A long time ago, children got into trouble for chewing gum or skipping down the hallway—but not now.  Today it is much more serious -- drugs, murder, sexual assault and other serious violent felonies.  Today children are reaching out—no, screaming out for help.  Released Time education pays off in that students have more self respect, better behavior at school and at home,  and improved academic performance.


David Beasley, Former Governor of South Carolina

West Virginia

Updated July 2009  
SUMMARY for West Virginia
General Information The first step is to gather as much information as you call about West Virginia's Released Time statute. What, if anything, is being done with Released Time in the state, and how a Released Time program may address state educational objectives (e.g. self-esteem, values education)? Determine who will make the decision whether to allow a program and make an appointment to see that person. If the principal refers you to the school board, you would be wise to meet individually with school board members before presenting the concept at a school board meeting.

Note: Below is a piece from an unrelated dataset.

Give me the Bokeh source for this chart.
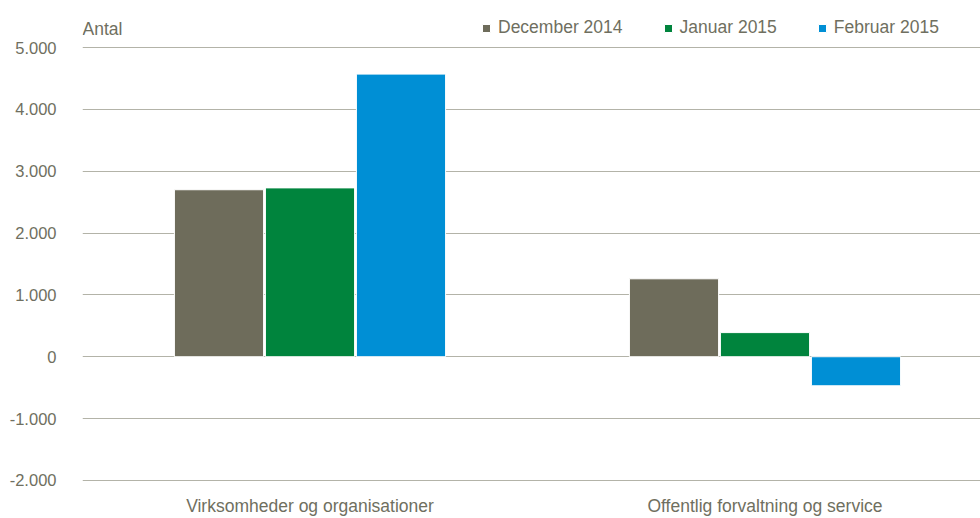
from bokeh.plotting import figure
from bokeh.models import ColumnDataSource, Range1d, FixedTicker, Legend, LegendItem, Label
from bokeh.transform import dodge
from bokeh.embed import file_html
from bokeh.resources import INLINE

categories = ["Virksomheder og organisationer", "Offentlig forvaltning og service"]
series_names = ["December 2014", "Januar 2015", "Februar 2015"]
dec_2014 = [2700, 1260]
jan_2015 = [2730, 390]
feb_2015 = [4570, -470]
y_ticks = [-2000, -1000, 0, 1000, 2000, 3000, 4000, 5000]
y_tick_labels = ["-2.000", "-1.000", "0", "1.000", "2.000", "3.000", "4.000", "5.000"]

colors = ["#6e6c5b", "#00843d", "#008fd5"]
text_color = "#6f6f60"
FONT = "Liberation Sans"
FS = "17.5px"

xpos = [i + 0.5 for i in range(len(categories))]
src = ColumnDataSource(dict(x=xpos, dec=dec_2014, jan=jan_2015, feb=feb_2015))

p = figure(width=980, height=518, output_backend="svg", toolbar_location=None,
           x_range=Range1d(0, 898 / 455), y_range=Range1d(-2050, 5760),
           min_border_left=82, min_border_right=0, min_border_top=0, min_border_bottom=33)
p.outline_line_color = None
p.background_fill_color = "white"
p.border_fill_color = "white"

renderers = []
for col, off, c in zip(["dec", "jan", "feb"], [-0.2, 0.0, 0.2], colors):
    r = p.vbar(x=dodge("x", off, range=p.x_range), top=col, bottom=0, width=0.196,
               source=src, fill_color=c, line_color="white", line_width=1)
    renderers.append(r)

p.xgrid.grid_line_color = None
p.ygrid.grid_line_color = "#b3b3a8"
p.ygrid.grid_line_width = 1
p.ygrid.ticker = FixedTicker(ticks=y_ticks)

p.yaxis.ticker = FixedTicker(ticks=y_ticks)
p.yaxis.major_label_overrides = {t: l for t, l in zip(y_ticks, y_tick_labels)}
p.xaxis.ticker = FixedTicker(ticks=xpos)
p.xaxis.major_label_overrides = {x: c for x, c in zip(xpos, categories)}
for ax in (p.xaxis, p.yaxis):
    ax.axis_line_color = None
    ax.major_tick_line_color = None
    ax.minor_tick_line_color = None
    ax.major_label_text_font = FONT
    ax.major_label_text_font_size = FS
    ax.major_label_text_color = text_color
p.yaxis.major_label_text_font_size = "16.5px"
p.yaxis.major_label_standoff = 20
p.xaxis.major_label_standoff = 6

p.add_layout(Label(x=0, y=5000, y_offset=19, text="Antal", text_font=FONT,
                   text_font_size=FS, text_color=text_color,
                   text_baseline="middle", text_align="left"))

legend = Legend(items=[LegendItem(label=n, renderers=[r]) for n, r in zip(series_names, renderers)],
                orientation="horizontal", location=(399, 445),
                label_text_font=FONT, label_text_font_size=FS, label_text_color=text_color,
                glyph_width=10, glyph_height=10, label_standoff=7, spacing=40,
                border_line_color=None, background_fill_alpha=0, padding=6, margin=0)
p.add_layout(legend)

open("out.html", "w").write(file_html(p, INLINE))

Keep in mind that school officials are not required to approve a program. However, with a carefully crafted approach and with statutory recognition, you should expect success in gaining approval for tile program.

 

Department of Education Website West Virginia Department of Education

Website: http://wvde.state.wv.us/

 

DETAILS for West Virginia
Statutes West Virginia Code Annotated

The West Virginia compulsory attendance law requires that all children, ages 7-15 (inclusive), must attend public school or receive instruction in a private, parochial or other approved school. W. VA. CODE §18-8-1(a)

The West Virginia legislature has expressly granted an exemption from compulsory attendance for all children released from public school for religious instruction. W. VA. CODE §18-8-1(j) vests power in the County Board of Education to approve exemption for religious instruction upon a written request from the parent. Exemption for religious instruction upon a written request from the parent. Exemption for religious instruction, however, "shall be subject to the rules and regulations prescribed by the county superintendent and approved by the County Board of Education."

 

Regulations Released Time for religious instruction is allowed provided such programs follow the guidelines set forth by each local school board.

 

Case Law

Smith v. Smith, 523 F. 2d 121 (4th Cir. 1975) cert. denied 423 U.S. 1073

In Smith, an action was brought to challenge a Released Time program whereby public school students were released during school hours for religious instruction off school premises by a nonprofit organization supported by a council of churches. The U.S. Court of Appeals held that it was their duty to follow the Zorach v. Clauson test, which held that the Released Time programs for religious instruction were constitutional as long as they did not involve public funds or take place on public school property. Smith v. Smith, 523 F.2d 121, 123 (4th Cir. 1975).

The Harrisonburg Released Time program, therefore, was constitutional since it 1) had a secular purpose in accommodating the wishes of the parents, 2) did not excessively entangle the state with religion since the religious instruction did not take place in the class rooms, and 3) its primary effect neither advanced nor inhibited religion. The Court concluded,

..public school cooperation with the religious authorities in Zorach and the instant case is a largely passive and administratively wise response to a plenitude of parental assertions of the right to direct the upbringing and education of children under their control. Smith, 523 F.2d at 125.

Thus public school cooperation with Released Time programs for religious instruction is constitutional and "administratively wise." Although this case was about a program in Virginia, it does have precedential weight in federal courts in West Virginia.

Moss v. Spartanburg County School District Seven, 683 F.3d 599 (4th Cir. 2012)

In Moss, the U.S. Court of Appeals for the Fourth Circuit upheld the South Carolina school district's practice of awarding academic credit through a religiously affiliated private school, reiterating that Zorach is good law and holding that released time programs, and the academic credit received for them, is an accommodation of the parents' right to choose the type of education their child receives. Although this case deals with South Carolina's Released Time statute, it does have precedential power in federal courts in West Virginia.